▸ TASK DESCRIPTION
Take the material below and retype it in full; pictures are left out.
____
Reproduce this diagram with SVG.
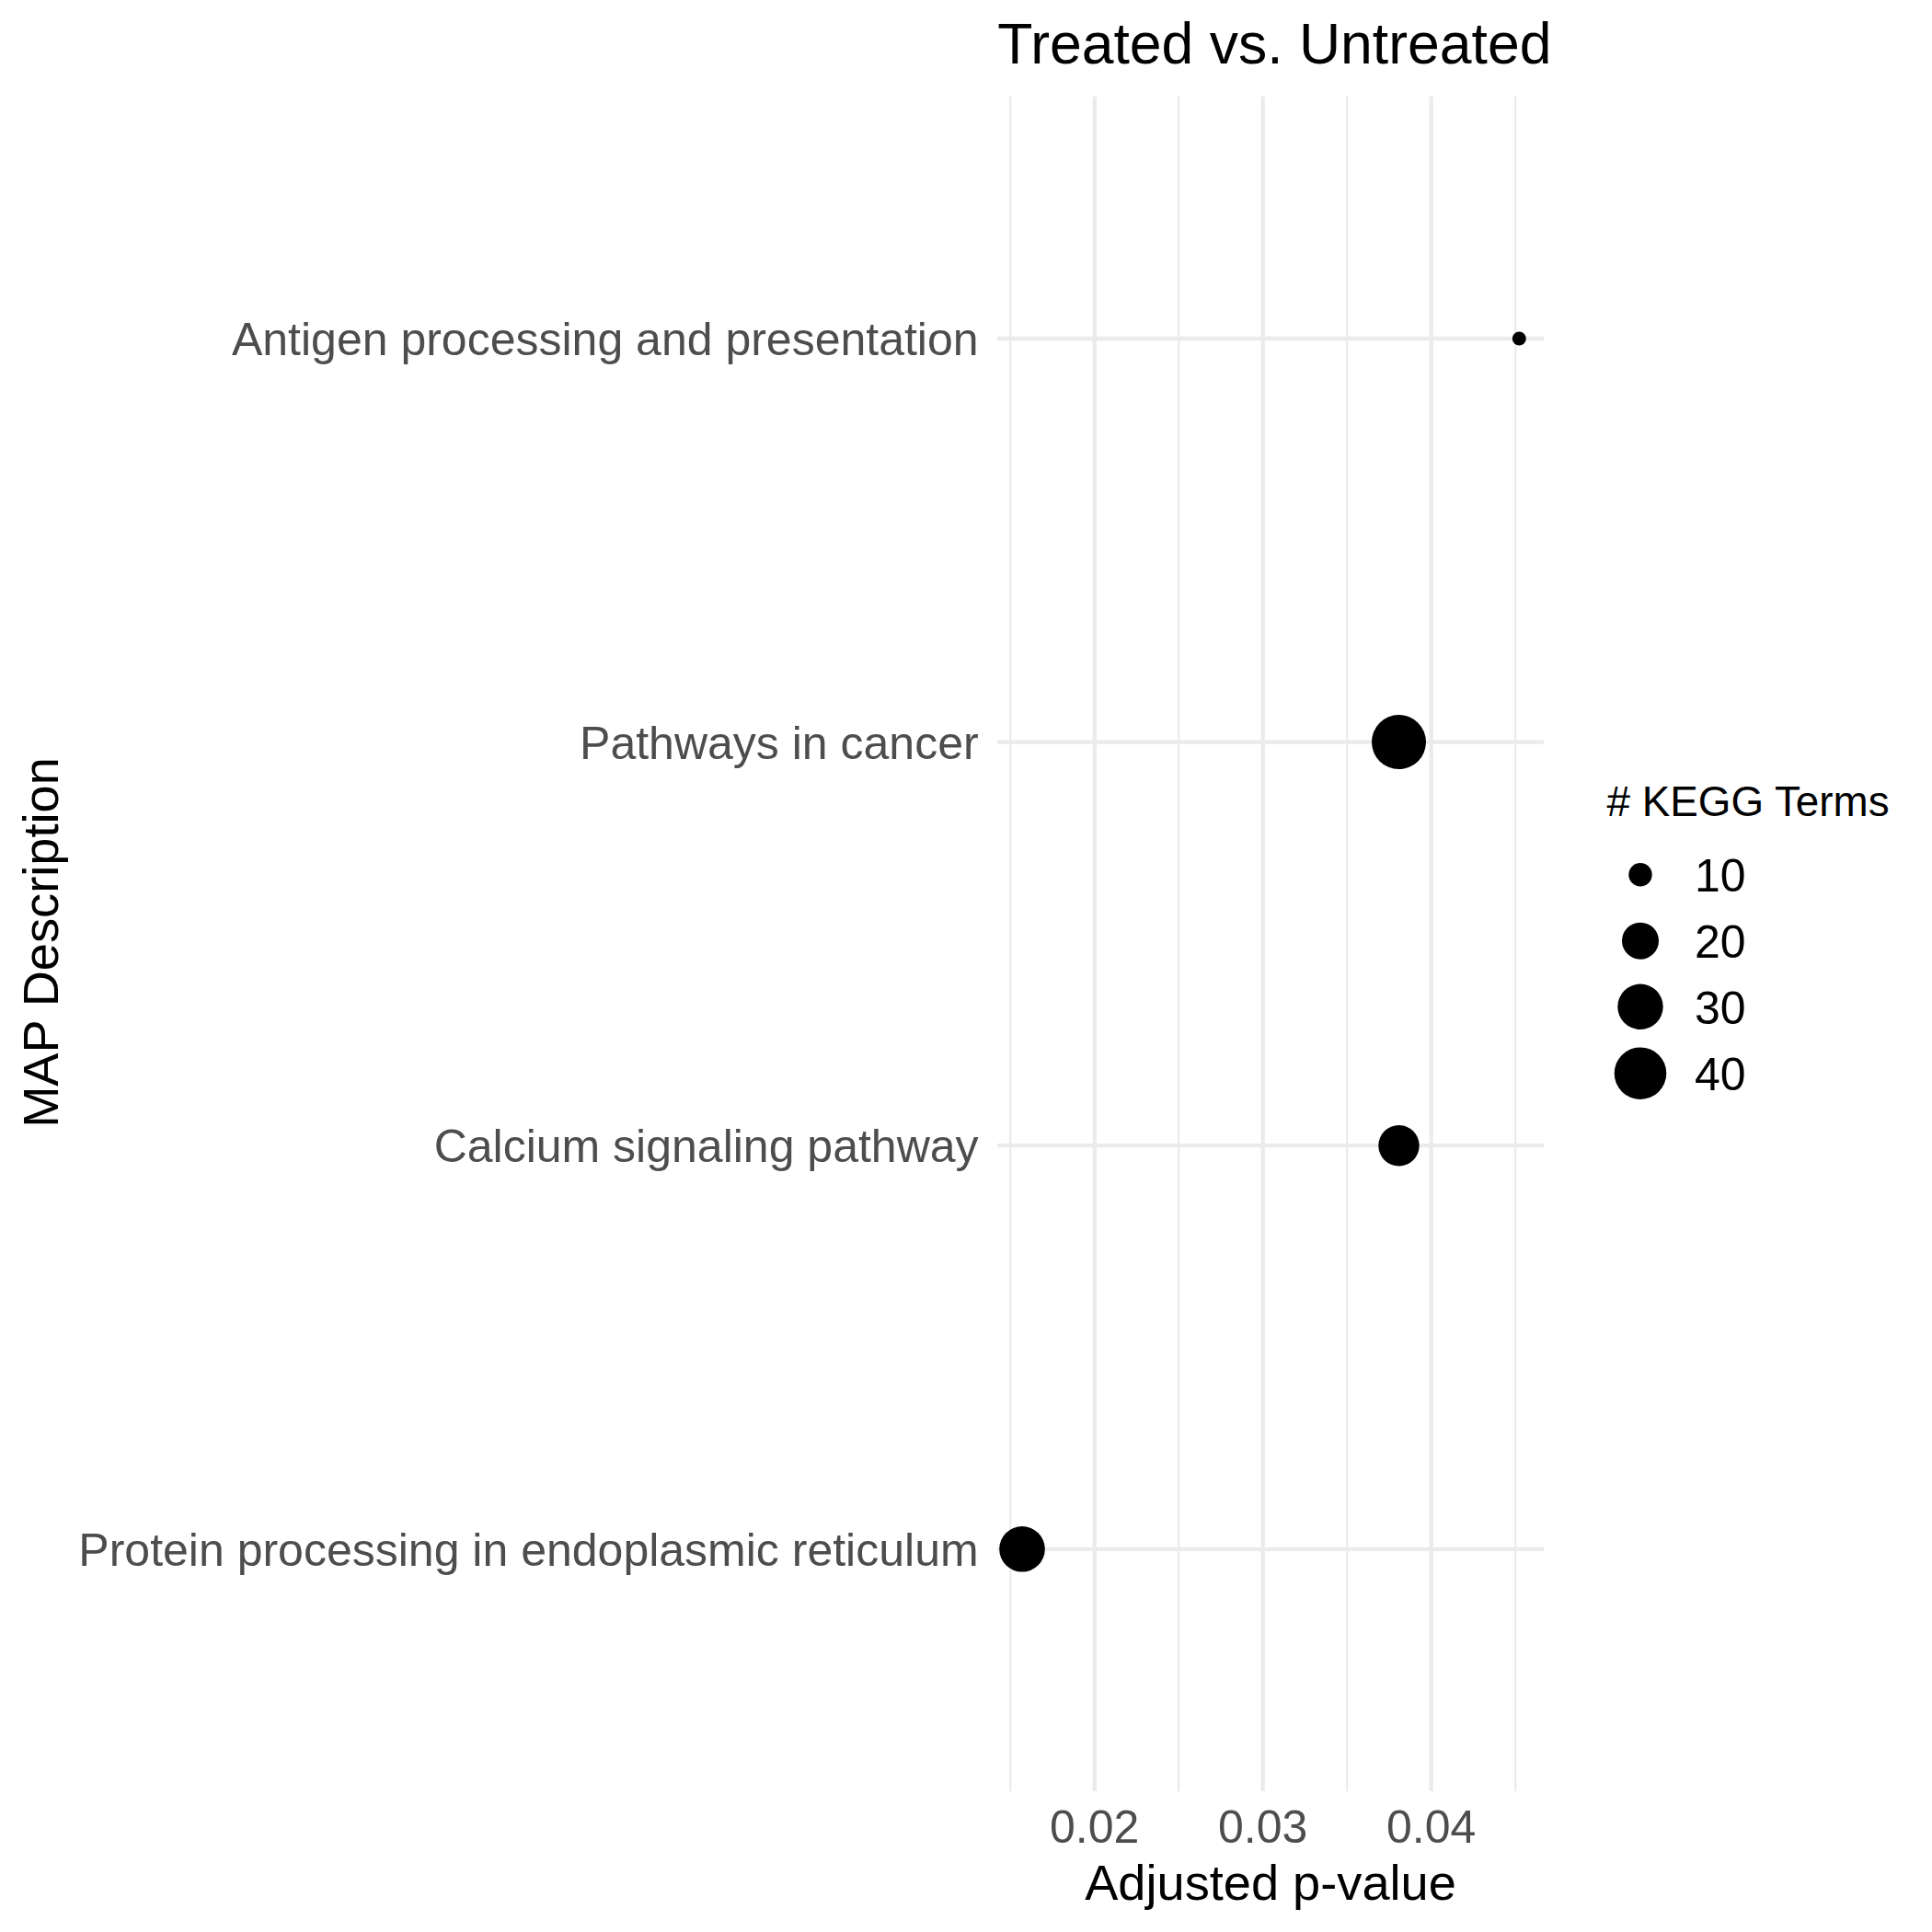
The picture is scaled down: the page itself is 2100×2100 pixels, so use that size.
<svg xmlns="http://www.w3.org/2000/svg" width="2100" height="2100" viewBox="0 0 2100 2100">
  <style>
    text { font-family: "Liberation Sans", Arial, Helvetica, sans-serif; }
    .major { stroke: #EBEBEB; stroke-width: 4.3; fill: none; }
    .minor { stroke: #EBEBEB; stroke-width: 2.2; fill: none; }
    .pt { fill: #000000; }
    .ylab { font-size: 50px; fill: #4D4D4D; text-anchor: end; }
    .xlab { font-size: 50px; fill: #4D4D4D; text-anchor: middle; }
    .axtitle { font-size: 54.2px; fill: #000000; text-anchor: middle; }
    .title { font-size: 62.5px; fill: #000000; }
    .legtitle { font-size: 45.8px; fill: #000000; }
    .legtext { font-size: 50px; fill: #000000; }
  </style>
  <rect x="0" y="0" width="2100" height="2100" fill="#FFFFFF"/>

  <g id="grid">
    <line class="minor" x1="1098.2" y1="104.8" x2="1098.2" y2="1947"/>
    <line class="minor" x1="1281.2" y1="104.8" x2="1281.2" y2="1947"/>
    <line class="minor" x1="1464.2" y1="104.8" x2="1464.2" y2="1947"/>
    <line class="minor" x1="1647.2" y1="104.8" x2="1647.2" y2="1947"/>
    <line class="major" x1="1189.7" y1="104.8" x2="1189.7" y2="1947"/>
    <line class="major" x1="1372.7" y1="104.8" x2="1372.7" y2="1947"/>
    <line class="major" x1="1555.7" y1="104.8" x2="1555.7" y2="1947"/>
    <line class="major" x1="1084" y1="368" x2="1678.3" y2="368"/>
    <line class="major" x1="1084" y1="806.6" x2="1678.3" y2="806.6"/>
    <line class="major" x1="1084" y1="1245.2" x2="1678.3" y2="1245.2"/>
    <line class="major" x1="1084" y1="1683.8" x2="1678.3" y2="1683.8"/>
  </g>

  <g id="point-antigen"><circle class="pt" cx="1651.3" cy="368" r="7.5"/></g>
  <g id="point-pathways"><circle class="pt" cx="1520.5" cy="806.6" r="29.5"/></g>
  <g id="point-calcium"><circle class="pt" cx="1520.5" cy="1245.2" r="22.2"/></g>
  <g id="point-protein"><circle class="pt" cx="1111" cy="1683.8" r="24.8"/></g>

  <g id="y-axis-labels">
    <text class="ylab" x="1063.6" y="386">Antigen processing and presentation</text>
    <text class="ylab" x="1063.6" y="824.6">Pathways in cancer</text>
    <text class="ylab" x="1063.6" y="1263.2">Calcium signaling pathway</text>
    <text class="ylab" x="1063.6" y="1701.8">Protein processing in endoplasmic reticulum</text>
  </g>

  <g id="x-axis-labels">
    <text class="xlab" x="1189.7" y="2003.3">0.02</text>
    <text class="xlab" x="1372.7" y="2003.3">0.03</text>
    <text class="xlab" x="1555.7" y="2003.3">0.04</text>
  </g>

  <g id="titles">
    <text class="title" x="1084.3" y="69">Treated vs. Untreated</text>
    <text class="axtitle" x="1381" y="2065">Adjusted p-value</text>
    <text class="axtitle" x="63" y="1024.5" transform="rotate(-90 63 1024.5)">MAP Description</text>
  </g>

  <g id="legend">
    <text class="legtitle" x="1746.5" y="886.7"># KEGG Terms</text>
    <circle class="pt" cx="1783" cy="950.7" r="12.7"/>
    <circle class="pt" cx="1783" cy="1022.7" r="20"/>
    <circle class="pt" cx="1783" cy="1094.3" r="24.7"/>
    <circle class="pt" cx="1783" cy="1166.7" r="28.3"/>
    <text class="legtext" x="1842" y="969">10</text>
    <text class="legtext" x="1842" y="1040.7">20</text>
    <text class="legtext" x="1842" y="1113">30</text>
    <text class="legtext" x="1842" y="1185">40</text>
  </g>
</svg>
____
▸ WRITTEN SOLUTION
Reproduce this diagram with SVG.
The picture is scaled down: the page itself is 2100×2100 pixels, so use that size.
<svg xmlns="http://www.w3.org/2000/svg" width="2100" height="2100" viewBox="0 0 2100 2100">
  <style>
    text { font-family: "Liberation Sans", Arial, Helvetica, sans-serif; }
    .major { stroke: #EBEBEB; stroke-width: 4.3; fill: none; }
    .minor { stroke: #EBEBEB; stroke-width: 2.2; fill: none; }
    .pt { fill: #000000; }
    .ylab { font-size: 50px; fill: #4D4D4D; text-anchor: end; }
    .xlab { font-size: 50px; fill: #4D4D4D; text-anchor: middle; }
    .axtitle { font-size: 54.2px; fill: #000000; text-anchor: middle; }
    .title { font-size: 62.5px; fill: #000000; }
    .legtitle { font-size: 45.8px; fill: #000000; }
    .legtext { font-size: 50px; fill: #000000; }
  </style>
  <rect x="0" y="0" width="2100" height="2100" fill="#FFFFFF"/>

  <g id="grid">
    <line class="minor" x1="1098.2" y1="104.8" x2="1098.2" y2="1947"/>
    <line class="minor" x1="1281.2" y1="104.8" x2="1281.2" y2="1947"/>
    <line class="minor" x1="1464.2" y1="104.8" x2="1464.2" y2="1947"/>
    <line class="minor" x1="1647.2" y1="104.8" x2="1647.2" y2="1947"/>
    <line class="major" x1="1189.7" y1="104.8" x2="1189.7" y2="1947"/>
    <line class="major" x1="1372.7" y1="104.8" x2="1372.7" y2="1947"/>
    <line class="major" x1="1555.7" y1="104.8" x2="1555.7" y2="1947"/>
    <line class="major" x1="1084" y1="368" x2="1678.3" y2="368"/>
    <line class="major" x1="1084" y1="806.6" x2="1678.3" y2="806.6"/>
    <line class="major" x1="1084" y1="1245.2" x2="1678.3" y2="1245.2"/>
    <line class="major" x1="1084" y1="1683.8" x2="1678.3" y2="1683.8"/>
  </g>

  <g id="point-antigen"><circle class="pt" cx="1651.3" cy="368" r="7.5"/></g>
  <g id="point-pathways"><circle class="pt" cx="1520.5" cy="806.6" r="29.5"/></g>
  <g id="point-calcium"><circle class="pt" cx="1520.5" cy="1245.2" r="22.2"/></g>
  <g id="point-protein"><circle class="pt" cx="1111" cy="1683.8" r="24.8"/></g>

  <g id="y-axis-labels">
    <text class="ylab" x="1063.6" y="386">Antigen processing and presentation</text>
    <text class="ylab" x="1063.6" y="824.6">Pathways in cancer</text>
    <text class="ylab" x="1063.6" y="1263.2">Calcium signaling pathway</text>
    <text class="ylab" x="1063.6" y="1701.8">Protein processing in endoplasmic reticulum</text>
  </g>

  <g id="x-axis-labels">
    <text class="xlab" x="1189.7" y="2003.3">0.02</text>
    <text class="xlab" x="1372.7" y="2003.3">0.03</text>
    <text class="xlab" x="1555.7" y="2003.3">0.04</text>
  </g>

  <g id="titles">
    <text class="title" x="1084.3" y="69">Treated vs. Untreated</text>
    <text class="axtitle" x="1381" y="2065">Adjusted p-value</text>
    <text class="axtitle" x="63" y="1024.5" transform="rotate(-90 63 1024.5)">MAP Description</text>
  </g>

  <g id="legend">
    <text class="legtitle" x="1746.5" y="886.7"># KEGG Terms</text>
    <circle class="pt" cx="1783" cy="950.7" r="12.7"/>
    <circle class="pt" cx="1783" cy="1022.7" r="20"/>
    <circle class="pt" cx="1783" cy="1094.3" r="24.7"/>
    <circle class="pt" cx="1783" cy="1166.7" r="28.3"/>
    <text class="legtext" x="1842" y="969">10</text>
    <text class="legtext" x="1842" y="1040.7">20</text>
    <text class="legtext" x="1842" y="1113">30</text>
    <text class="legtext" x="1842" y="1185">40</text>
  </g>
</svg>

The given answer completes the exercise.